# [Brief]
Nothing may be dropped or altered: reproduce all the data.

# [Source excerpt]
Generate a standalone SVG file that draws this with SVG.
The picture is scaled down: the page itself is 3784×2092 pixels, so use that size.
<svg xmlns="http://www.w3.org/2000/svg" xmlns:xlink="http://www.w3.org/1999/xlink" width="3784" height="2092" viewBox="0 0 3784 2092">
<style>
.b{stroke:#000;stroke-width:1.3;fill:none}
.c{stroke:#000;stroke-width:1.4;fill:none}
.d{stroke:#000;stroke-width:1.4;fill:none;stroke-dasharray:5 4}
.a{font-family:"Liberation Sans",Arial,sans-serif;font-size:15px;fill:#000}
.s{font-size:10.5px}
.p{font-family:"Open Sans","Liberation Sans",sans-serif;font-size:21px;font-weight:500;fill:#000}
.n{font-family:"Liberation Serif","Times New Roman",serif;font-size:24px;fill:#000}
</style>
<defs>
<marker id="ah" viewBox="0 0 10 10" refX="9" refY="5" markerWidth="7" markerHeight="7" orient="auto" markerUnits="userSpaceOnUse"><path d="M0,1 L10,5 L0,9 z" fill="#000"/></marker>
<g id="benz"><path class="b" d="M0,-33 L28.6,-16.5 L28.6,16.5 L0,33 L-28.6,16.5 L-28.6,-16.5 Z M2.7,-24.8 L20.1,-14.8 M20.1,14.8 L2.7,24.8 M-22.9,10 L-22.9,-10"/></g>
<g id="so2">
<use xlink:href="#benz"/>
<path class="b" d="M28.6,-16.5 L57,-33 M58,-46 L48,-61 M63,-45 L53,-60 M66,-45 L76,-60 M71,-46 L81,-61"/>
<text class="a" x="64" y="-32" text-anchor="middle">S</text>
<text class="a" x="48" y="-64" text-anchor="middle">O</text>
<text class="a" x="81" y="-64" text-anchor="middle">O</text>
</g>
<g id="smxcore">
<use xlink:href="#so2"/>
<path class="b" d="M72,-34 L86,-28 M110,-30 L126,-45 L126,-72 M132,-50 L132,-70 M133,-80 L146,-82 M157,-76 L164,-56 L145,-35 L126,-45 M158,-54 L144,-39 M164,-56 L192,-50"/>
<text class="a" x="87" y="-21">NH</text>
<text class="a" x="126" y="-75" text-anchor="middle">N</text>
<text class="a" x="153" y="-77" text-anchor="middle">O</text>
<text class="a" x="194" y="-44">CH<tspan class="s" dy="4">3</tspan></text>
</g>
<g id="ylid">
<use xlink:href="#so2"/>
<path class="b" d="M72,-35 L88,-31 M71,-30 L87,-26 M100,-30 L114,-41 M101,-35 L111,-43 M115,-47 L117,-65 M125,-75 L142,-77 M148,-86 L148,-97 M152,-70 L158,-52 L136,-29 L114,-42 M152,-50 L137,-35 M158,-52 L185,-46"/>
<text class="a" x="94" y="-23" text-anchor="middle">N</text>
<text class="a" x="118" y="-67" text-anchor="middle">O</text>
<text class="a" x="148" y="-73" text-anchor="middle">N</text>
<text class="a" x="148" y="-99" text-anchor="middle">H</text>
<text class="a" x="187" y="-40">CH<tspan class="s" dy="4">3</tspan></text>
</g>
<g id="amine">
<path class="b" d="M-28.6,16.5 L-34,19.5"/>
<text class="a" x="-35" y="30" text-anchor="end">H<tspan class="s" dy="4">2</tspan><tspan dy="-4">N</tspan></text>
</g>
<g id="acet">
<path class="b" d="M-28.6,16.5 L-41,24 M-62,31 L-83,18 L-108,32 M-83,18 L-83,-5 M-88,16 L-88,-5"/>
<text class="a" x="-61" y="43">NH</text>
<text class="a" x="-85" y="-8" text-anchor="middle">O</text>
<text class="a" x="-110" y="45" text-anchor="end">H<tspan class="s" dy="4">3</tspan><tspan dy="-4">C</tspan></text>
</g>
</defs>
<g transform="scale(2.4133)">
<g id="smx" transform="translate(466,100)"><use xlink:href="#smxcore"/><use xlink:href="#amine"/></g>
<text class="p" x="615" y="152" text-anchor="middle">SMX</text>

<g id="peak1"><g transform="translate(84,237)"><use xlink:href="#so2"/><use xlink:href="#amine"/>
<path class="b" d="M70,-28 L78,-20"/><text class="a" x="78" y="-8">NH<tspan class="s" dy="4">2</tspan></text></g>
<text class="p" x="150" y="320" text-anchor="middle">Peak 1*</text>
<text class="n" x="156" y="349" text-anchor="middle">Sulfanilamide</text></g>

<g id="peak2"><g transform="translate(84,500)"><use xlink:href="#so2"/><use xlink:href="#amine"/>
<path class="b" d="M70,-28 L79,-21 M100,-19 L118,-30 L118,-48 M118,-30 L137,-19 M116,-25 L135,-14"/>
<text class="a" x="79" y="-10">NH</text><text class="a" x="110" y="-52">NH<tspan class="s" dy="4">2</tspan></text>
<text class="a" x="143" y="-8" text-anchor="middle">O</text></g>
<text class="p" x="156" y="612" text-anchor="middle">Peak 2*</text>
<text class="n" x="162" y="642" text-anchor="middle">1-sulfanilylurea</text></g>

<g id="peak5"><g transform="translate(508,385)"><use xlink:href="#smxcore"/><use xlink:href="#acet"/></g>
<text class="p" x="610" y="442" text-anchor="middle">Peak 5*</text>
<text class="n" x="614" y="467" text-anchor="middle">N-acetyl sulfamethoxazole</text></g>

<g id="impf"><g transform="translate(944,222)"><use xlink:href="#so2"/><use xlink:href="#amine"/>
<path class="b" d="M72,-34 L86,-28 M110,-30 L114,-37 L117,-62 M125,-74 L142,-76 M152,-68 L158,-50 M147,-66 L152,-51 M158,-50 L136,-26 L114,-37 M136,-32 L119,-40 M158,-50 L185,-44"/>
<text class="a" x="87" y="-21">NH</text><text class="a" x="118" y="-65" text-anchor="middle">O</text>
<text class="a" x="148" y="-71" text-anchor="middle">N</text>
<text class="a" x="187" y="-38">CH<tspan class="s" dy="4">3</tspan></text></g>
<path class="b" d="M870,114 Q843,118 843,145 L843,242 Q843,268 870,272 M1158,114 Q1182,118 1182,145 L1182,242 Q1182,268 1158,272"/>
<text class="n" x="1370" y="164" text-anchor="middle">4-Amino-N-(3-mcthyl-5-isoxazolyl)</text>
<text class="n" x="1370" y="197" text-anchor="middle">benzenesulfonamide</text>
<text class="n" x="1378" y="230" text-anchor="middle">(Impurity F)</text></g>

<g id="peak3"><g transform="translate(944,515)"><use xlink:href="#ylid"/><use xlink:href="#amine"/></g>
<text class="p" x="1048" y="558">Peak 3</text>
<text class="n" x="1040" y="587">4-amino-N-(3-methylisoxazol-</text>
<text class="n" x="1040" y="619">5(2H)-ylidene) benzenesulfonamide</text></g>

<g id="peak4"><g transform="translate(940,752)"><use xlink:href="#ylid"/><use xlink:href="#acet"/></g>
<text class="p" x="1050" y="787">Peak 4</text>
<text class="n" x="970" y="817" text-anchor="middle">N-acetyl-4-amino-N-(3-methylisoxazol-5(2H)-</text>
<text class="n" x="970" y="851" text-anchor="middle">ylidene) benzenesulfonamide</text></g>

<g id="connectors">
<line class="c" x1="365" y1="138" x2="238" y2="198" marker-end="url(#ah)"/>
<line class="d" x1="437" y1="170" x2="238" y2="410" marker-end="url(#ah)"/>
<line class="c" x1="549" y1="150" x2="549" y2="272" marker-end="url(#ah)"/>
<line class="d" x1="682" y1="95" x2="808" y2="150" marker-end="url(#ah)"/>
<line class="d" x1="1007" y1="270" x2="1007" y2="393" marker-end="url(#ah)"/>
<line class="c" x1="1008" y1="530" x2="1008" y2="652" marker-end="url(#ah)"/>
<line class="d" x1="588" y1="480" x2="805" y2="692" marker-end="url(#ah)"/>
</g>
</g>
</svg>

# [Correct answer]
Generate a standalone SVG file that draws this with SVG.
The picture is scaled down: the page itself is 3784×2092 pixels, so use that size.
<svg xmlns="http://www.w3.org/2000/svg" xmlns:xlink="http://www.w3.org/1999/xlink" width="3784" height="2092" viewBox="0 0 3784 2092">
<style>
.b{stroke:#000;stroke-width:1.3;fill:none}
.c{stroke:#000;stroke-width:1.4;fill:none}
.d{stroke:#000;stroke-width:1.4;fill:none;stroke-dasharray:5 4}
.a{font-family:"Liberation Sans",Arial,sans-serif;font-size:15px;fill:#000}
.s{font-size:10.5px}
.p{font-family:"Open Sans","Liberation Sans",sans-serif;font-size:21px;font-weight:500;fill:#000}
.n{font-family:"Liberation Serif","Times New Roman",serif;font-size:24px;fill:#000}
</style>
<defs>
<marker id="ah" viewBox="0 0 10 10" refX="9" refY="5" markerWidth="7" markerHeight="7" orient="auto" markerUnits="userSpaceOnUse"><path d="M0,1 L10,5 L0,9 z" fill="#000"/></marker>
<g id="benz"><path class="b" d="M0,-33 L28.6,-16.5 L28.6,16.5 L0,33 L-28.6,16.5 L-28.6,-16.5 Z M2.7,-24.8 L20.1,-14.8 M20.1,14.8 L2.7,24.8 M-22.9,10 L-22.9,-10"/></g>
<g id="so2">
<use xlink:href="#benz"/>
<path class="b" d="M28.6,-16.5 L57,-33 M58,-46 L48,-61 M63,-45 L53,-60 M66,-45 L76,-60 M71,-46 L81,-61"/>
<text class="a" x="64" y="-32" text-anchor="middle">S</text>
<text class="a" x="48" y="-64" text-anchor="middle">O</text>
<text class="a" x="81" y="-64" text-anchor="middle">O</text>
</g>
<g id="smxcore">
<use xlink:href="#so2"/>
<path class="b" d="M72,-34 L86,-28 M110,-30 L126,-45 L126,-72 M132,-50 L132,-70 M133,-80 L146,-82 M157,-76 L164,-56 L145,-35 L126,-45 M158,-54 L144,-39 M164,-56 L192,-50"/>
<text class="a" x="87" y="-21">NH</text>
<text class="a" x="126" y="-75" text-anchor="middle">N</text>
<text class="a" x="153" y="-77" text-anchor="middle">O</text>
<text class="a" x="194" y="-44">CH<tspan class="s" dy="4">3</tspan></text>
</g>
<g id="ylid">
<use xlink:href="#so2"/>
<path class="b" d="M72,-35 L88,-31 M71,-30 L87,-26 M100,-30 L114,-41 M101,-35 L111,-43 M115,-47 L117,-65 M125,-75 L142,-77 M148,-86 L148,-97 M152,-70 L158,-52 L136,-29 L114,-42 M152,-50 L137,-35 M158,-52 L185,-46"/>
<text class="a" x="94" y="-23" text-anchor="middle">N</text>
<text class="a" x="118" y="-67" text-anchor="middle">O</text>
<text class="a" x="148" y="-73" text-anchor="middle">N</text>
<text class="a" x="148" y="-99" text-anchor="middle">H</text>
<text class="a" x="187" y="-40">CH<tspan class="s" dy="4">3</tspan></text>
</g>
<g id="amine">
<path class="b" d="M-28.6,16.5 L-34,19.5"/>
<text class="a" x="-35" y="30" text-anchor="end">H<tspan class="s" dy="4">2</tspan><tspan dy="-4">N</tspan></text>
</g>
<g id="acet">
<path class="b" d="M-28.6,16.5 L-41,24 M-62,31 L-83,18 L-108,32 M-83,18 L-83,-5 M-88,16 L-88,-5"/>
<text class="a" x="-61" y="43">NH</text>
<text class="a" x="-85" y="-8" text-anchor="middle">O</text>
<text class="a" x="-110" y="45" text-anchor="end">H<tspan class="s" dy="4">3</tspan><tspan dy="-4">C</tspan></text>
</g>
</defs>
<g transform="scale(2.4133)">
<g id="smx" transform="translate(466,100)"><use xlink:href="#smxcore"/><use xlink:href="#amine"/></g>
<text class="p" x="615" y="152" text-anchor="middle">SMX</text>

<g id="peak1"><g transform="translate(84,237)"><use xlink:href="#so2"/><use xlink:href="#amine"/>
<path class="b" d="M70,-28 L78,-20"/><text class="a" x="78" y="-8">NH<tspan class="s" dy="4">2</tspan></text></g>
<text class="p" x="150" y="320" text-anchor="middle">Peak 1*</text>
<text class="n" x="156" y="349" text-anchor="middle">Sulfanilamide</text></g>

<g id="peak2"><g transform="translate(84,500)"><use xlink:href="#so2"/><use xlink:href="#amine"/>
<path class="b" d="M70,-28 L79,-21 M100,-19 L118,-30 L118,-48 M118,-30 L137,-19 M116,-25 L135,-14"/>
<text class="a" x="79" y="-10">NH</text><text class="a" x="110" y="-52">NH<tspan class="s" dy="4">2</tspan></text>
<text class="a" x="143" y="-8" text-anchor="middle">O</text></g>
<text class="p" x="156" y="612" text-anchor="middle">Peak 2*</text>
<text class="n" x="162" y="642" text-anchor="middle">1-sulfanilylurea</text></g>

<g id="peak5"><g transform="translate(508,385)"><use xlink:href="#smxcore"/><use xlink:href="#acet"/></g>
<text class="p" x="610" y="442" text-anchor="middle">Peak 5*</text>
<text class="n" x="614" y="467" text-anchor="middle">N-acetyl sulfamethoxazole</text></g>

<g id="impf"><g transform="translate(944,222)"><use xlink:href="#so2"/><use xlink:href="#amine"/>
<path class="b" d="M72,-34 L86,-28 M110,-30 L114,-37 L117,-62 M125,-74 L142,-76 M152,-68 L158,-50 M147,-66 L152,-51 M158,-50 L136,-26 L114,-37 M136,-32 L119,-40 M158,-50 L185,-44"/>
<text class="a" x="87" y="-21">NH</text><text class="a" x="118" y="-65" text-anchor="middle">O</text>
<text class="a" x="148" y="-71" text-anchor="middle">N</text>
<text class="a" x="187" y="-38">CH<tspan class="s" dy="4">3</tspan></text></g>
<path class="b" d="M870,114 Q843,118 843,145 L843,242 Q843,268 870,272 M1158,114 Q1182,118 1182,145 L1182,242 Q1182,268 1158,272"/>
<text class="n" x="1370" y="164" text-anchor="middle">4-Amino-N-(3-mcthyl-5-isoxazolyl)</text>
<text class="n" x="1370" y="197" text-anchor="middle">benzenesulfonamide</text>
<text class="n" x="1378" y="230" text-anchor="middle">(Impurity F)</text></g>

<g id="peak3"><g transform="translate(944,515)"><use xlink:href="#ylid"/><use xlink:href="#amine"/></g>
<text class="p" x="1048" y="558">Peak 3</text>
<text class="n" x="1040" y="587">4-amino-N-(3-methylisoxazol-</text>
<text class="n" x="1040" y="619">5(2H)-ylidene) benzenesulfonamide</text></g>

<g id="peak4"><g transform="translate(940,752)"><use xlink:href="#ylid"/><use xlink:href="#acet"/></g>
<text class="p" x="1050" y="787">Peak 4</text>
<text class="n" x="970" y="817" text-anchor="middle">N-acetyl-4-amino-N-(3-methylisoxazol-5(2H)-</text>
<text class="n" x="970" y="851" text-anchor="middle">ylidene) benzenesulfonamide</text></g>

<g id="connectors">
<line class="c" x1="365" y1="138" x2="238" y2="198" marker-end="url(#ah)"/>
<line class="d" x1="437" y1="170" x2="238" y2="410" marker-end="url(#ah)"/>
<line class="c" x1="549" y1="150" x2="549" y2="272" marker-end="url(#ah)"/>
<line class="d" x1="682" y1="95" x2="808" y2="150" marker-end="url(#ah)"/>
<line class="d" x1="1007" y1="270" x2="1007" y2="393" marker-end="url(#ah)"/>
<line class="c" x1="1008" y1="530" x2="1008" y2="652" marker-end="url(#ah)"/>
<line class="d" x1="588" y1="480" x2="805" y2="692" marker-end="url(#ah)"/>
</g>
</g>
</svg>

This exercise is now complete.